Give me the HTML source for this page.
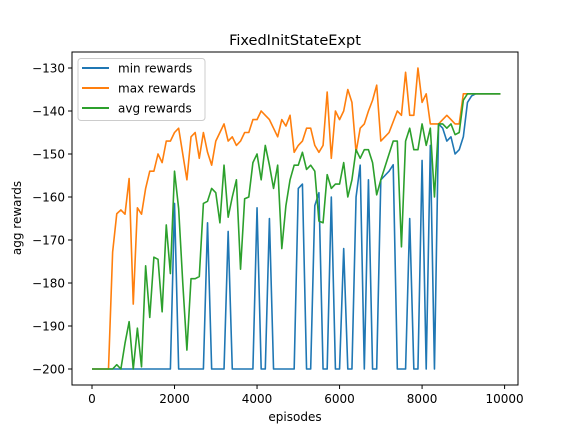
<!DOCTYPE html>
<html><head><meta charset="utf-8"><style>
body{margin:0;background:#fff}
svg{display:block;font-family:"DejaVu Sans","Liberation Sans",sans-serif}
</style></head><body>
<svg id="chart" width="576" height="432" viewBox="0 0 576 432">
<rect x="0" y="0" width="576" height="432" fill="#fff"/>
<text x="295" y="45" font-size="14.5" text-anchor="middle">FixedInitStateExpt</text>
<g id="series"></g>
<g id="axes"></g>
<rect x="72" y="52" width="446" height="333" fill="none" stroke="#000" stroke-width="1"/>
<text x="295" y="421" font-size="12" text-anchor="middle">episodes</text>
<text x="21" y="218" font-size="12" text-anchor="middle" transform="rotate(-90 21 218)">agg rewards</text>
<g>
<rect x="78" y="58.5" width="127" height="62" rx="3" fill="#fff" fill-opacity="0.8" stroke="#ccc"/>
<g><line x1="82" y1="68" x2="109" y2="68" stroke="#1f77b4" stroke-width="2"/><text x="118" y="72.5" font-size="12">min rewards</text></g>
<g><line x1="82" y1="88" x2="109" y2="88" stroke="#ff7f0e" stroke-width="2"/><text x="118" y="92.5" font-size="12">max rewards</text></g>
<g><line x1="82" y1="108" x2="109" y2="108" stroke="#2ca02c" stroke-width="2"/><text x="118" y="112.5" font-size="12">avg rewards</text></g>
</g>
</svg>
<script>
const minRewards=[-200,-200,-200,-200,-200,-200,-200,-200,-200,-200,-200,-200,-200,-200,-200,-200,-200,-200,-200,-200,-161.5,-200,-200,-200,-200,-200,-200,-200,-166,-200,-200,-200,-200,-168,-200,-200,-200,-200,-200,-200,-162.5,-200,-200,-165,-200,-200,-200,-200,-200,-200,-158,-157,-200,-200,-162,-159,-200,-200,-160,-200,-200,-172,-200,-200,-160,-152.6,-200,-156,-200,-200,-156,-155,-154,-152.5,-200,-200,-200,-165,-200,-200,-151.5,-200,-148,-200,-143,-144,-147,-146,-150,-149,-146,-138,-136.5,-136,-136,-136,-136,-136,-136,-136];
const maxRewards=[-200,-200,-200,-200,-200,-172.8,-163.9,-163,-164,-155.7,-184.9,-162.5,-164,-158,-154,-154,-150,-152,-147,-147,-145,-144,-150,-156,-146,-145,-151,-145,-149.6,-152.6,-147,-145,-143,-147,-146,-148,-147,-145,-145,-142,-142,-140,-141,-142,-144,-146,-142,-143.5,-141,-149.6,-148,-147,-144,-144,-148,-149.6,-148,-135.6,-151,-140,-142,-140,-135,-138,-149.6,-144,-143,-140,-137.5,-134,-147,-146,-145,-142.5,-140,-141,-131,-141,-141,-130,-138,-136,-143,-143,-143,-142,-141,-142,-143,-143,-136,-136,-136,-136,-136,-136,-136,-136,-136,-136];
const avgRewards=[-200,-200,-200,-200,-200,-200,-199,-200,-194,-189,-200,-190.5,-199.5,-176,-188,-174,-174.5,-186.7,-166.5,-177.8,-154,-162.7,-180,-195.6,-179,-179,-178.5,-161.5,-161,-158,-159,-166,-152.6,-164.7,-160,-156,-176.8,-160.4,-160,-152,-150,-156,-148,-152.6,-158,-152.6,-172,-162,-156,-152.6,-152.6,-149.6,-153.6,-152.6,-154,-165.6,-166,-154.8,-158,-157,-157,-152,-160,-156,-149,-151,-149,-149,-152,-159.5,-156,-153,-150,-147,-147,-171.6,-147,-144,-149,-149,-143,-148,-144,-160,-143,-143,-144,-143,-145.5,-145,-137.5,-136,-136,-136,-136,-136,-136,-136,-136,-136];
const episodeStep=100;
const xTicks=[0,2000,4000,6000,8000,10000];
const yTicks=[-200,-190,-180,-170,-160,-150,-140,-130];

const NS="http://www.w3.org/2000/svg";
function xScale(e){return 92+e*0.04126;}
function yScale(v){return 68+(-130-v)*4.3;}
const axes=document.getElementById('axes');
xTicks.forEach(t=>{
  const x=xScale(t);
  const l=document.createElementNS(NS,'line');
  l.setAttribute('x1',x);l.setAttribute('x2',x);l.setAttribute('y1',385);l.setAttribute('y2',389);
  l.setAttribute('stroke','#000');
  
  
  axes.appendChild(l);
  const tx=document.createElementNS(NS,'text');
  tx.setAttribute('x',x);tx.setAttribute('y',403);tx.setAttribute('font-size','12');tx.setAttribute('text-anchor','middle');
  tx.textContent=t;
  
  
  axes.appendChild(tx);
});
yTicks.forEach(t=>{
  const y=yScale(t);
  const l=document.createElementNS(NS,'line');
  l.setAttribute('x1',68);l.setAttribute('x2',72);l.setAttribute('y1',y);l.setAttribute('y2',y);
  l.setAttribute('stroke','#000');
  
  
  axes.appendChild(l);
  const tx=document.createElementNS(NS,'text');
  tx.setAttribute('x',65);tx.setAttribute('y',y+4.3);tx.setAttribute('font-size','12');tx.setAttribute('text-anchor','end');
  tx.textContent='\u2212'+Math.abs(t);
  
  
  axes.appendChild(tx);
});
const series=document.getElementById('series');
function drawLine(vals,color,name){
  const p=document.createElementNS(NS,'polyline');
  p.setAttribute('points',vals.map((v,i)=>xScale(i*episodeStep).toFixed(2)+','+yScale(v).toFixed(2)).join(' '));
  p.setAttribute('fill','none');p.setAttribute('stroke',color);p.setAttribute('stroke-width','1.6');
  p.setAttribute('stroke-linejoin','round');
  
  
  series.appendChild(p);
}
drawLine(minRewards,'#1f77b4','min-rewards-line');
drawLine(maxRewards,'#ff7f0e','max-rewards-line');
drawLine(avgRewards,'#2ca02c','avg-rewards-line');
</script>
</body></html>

(The request): Return the material word for word. Pictures are not part of the copy.

(Output for this exercise):
Give me the HTML source for this page.
<!DOCTYPE html>
<html><head><meta charset="utf-8"><style>
body{margin:0;background:#fff}
svg{display:block;font-family:"DejaVu Sans","Liberation Sans",sans-serif}
</style></head><body>
<svg id="chart" width="576" height="432" viewBox="0 0 576 432">
<rect x="0" y="0" width="576" height="432" fill="#fff"/>
<text x="295" y="45" font-size="14.5" text-anchor="middle">FixedInitStateExpt</text>
<g id="series"></g>
<g id="axes"></g>
<rect x="72" y="52" width="446" height="333" fill="none" stroke="#000" stroke-width="1"/>
<text x="295" y="421" font-size="12" text-anchor="middle">episodes</text>
<text x="21" y="218" font-size="12" text-anchor="middle" transform="rotate(-90 21 218)">agg rewards</text>
<g>
<rect x="78" y="58.5" width="127" height="62" rx="3" fill="#fff" fill-opacity="0.8" stroke="#ccc"/>
<g><line x1="82" y1="68" x2="109" y2="68" stroke="#1f77b4" stroke-width="2"/><text x="118" y="72.5" font-size="12">min rewards</text></g>
<g><line x1="82" y1="88" x2="109" y2="88" stroke="#ff7f0e" stroke-width="2"/><text x="118" y="92.5" font-size="12">max rewards</text></g>
<g><line x1="82" y1="108" x2="109" y2="108" stroke="#2ca02c" stroke-width="2"/><text x="118" y="112.5" font-size="12">avg rewards</text></g>
</g>
</svg>
<script>
const minRewards=[-200,-200,-200,-200,-200,-200,-200,-200,-200,-200,-200,-200,-200,-200,-200,-200,-200,-200,-200,-200,-161.5,-200,-200,-200,-200,-200,-200,-200,-166,-200,-200,-200,-200,-168,-200,-200,-200,-200,-200,-200,-162.5,-200,-200,-165,-200,-200,-200,-200,-200,-200,-158,-157,-200,-200,-162,-159,-200,-200,-160,-200,-200,-172,-200,-200,-160,-152.6,-200,-156,-200,-200,-156,-155,-154,-152.5,-200,-200,-200,-165,-200,-200,-151.5,-200,-148,-200,-143,-144,-147,-146,-150,-149,-146,-138,-136.5,-136,-136,-136,-136,-136,-136,-136];
const maxRewards=[-200,-200,-200,-200,-200,-172.8,-163.9,-163,-164,-155.7,-184.9,-162.5,-164,-158,-154,-154,-150,-152,-147,-147,-145,-144,-150,-156,-146,-145,-151,-145,-149.6,-152.6,-147,-145,-143,-147,-146,-148,-147,-145,-145,-142,-142,-140,-141,-142,-144,-146,-142,-143.5,-141,-149.6,-148,-147,-144,-144,-148,-149.6,-148,-135.6,-151,-140,-142,-140,-135,-138,-149.6,-144,-143,-140,-137.5,-134,-147,-146,-145,-142.5,-140,-141,-131,-141,-141,-130,-138,-136,-143,-143,-143,-142,-141,-142,-143,-143,-136,-136,-136,-136,-136,-136,-136,-136,-136,-136];
const avgRewards=[-200,-200,-200,-200,-200,-200,-199,-200,-194,-189,-200,-190.5,-199.5,-176,-188,-174,-174.5,-186.7,-166.5,-177.8,-154,-162.7,-180,-195.6,-179,-179,-178.5,-161.5,-161,-158,-159,-166,-152.6,-164.7,-160,-156,-176.8,-160.4,-160,-152,-150,-156,-148,-152.6,-158,-152.6,-172,-162,-156,-152.6,-152.6,-149.6,-153.6,-152.6,-154,-165.6,-166,-154.8,-158,-157,-157,-152,-160,-156,-149,-151,-149,-149,-152,-159.5,-156,-153,-150,-147,-147,-171.6,-147,-144,-149,-149,-143,-148,-144,-160,-143,-143,-144,-143,-145.5,-145,-137.5,-136,-136,-136,-136,-136,-136,-136,-136,-136];
const episodeStep=100;
const xTicks=[0,2000,4000,6000,8000,10000];
const yTicks=[-200,-190,-180,-170,-160,-150,-140,-130];

const NS="http://www.w3.org/2000/svg";
function xScale(e){return 92+e*0.04126;}
function yScale(v){return 68+(-130-v)*4.3;}
const axes=document.getElementById('axes');
xTicks.forEach(t=>{
  const x=xScale(t);
  const l=document.createElementNS(NS,'line');
  l.setAttribute('x1',x);l.setAttribute('x2',x);l.setAttribute('y1',385);l.setAttribute('y2',389);
  l.setAttribute('stroke','#000');
  
  
  axes.appendChild(l);
  const tx=document.createElementNS(NS,'text');
  tx.setAttribute('x',x);tx.setAttribute('y',403);tx.setAttribute('font-size','12');tx.setAttribute('text-anchor','middle');
  tx.textContent=t;
  
  
  axes.appendChild(tx);
});
yTicks.forEach(t=>{
  const y=yScale(t);
  const l=document.createElementNS(NS,'line');
  l.setAttribute('x1',68);l.setAttribute('x2',72);l.setAttribute('y1',y);l.setAttribute('y2',y);
  l.setAttribute('stroke','#000');
  
  
  axes.appendChild(l);
  const tx=document.createElementNS(NS,'text');
  tx.setAttribute('x',65);tx.setAttribute('y',y+4.3);tx.setAttribute('font-size','12');tx.setAttribute('text-anchor','end');
  tx.textContent='\u2212'+Math.abs(t);
  
  
  axes.appendChild(tx);
});
const series=document.getElementById('series');
function drawLine(vals,color,name){
  const p=document.createElementNS(NS,'polyline');
  p.setAttribute('points',vals.map((v,i)=>xScale(i*episodeStep).toFixed(2)+','+yScale(v).toFixed(2)).join(' '));
  p.setAttribute('fill','none');p.setAttribute('stroke',color);p.setAttribute('stroke-width','1.6');
  p.setAttribute('stroke-linejoin','round');
  
  
  series.appendChild(p);
}
drawLine(minRewards,'#1f77b4','min-rewards-line');
drawLine(maxRewards,'#ff7f0e','max-rewards-line');
drawLine(avgRewards,'#2ca02c','avg-rewards-line');
</script>
</body></html>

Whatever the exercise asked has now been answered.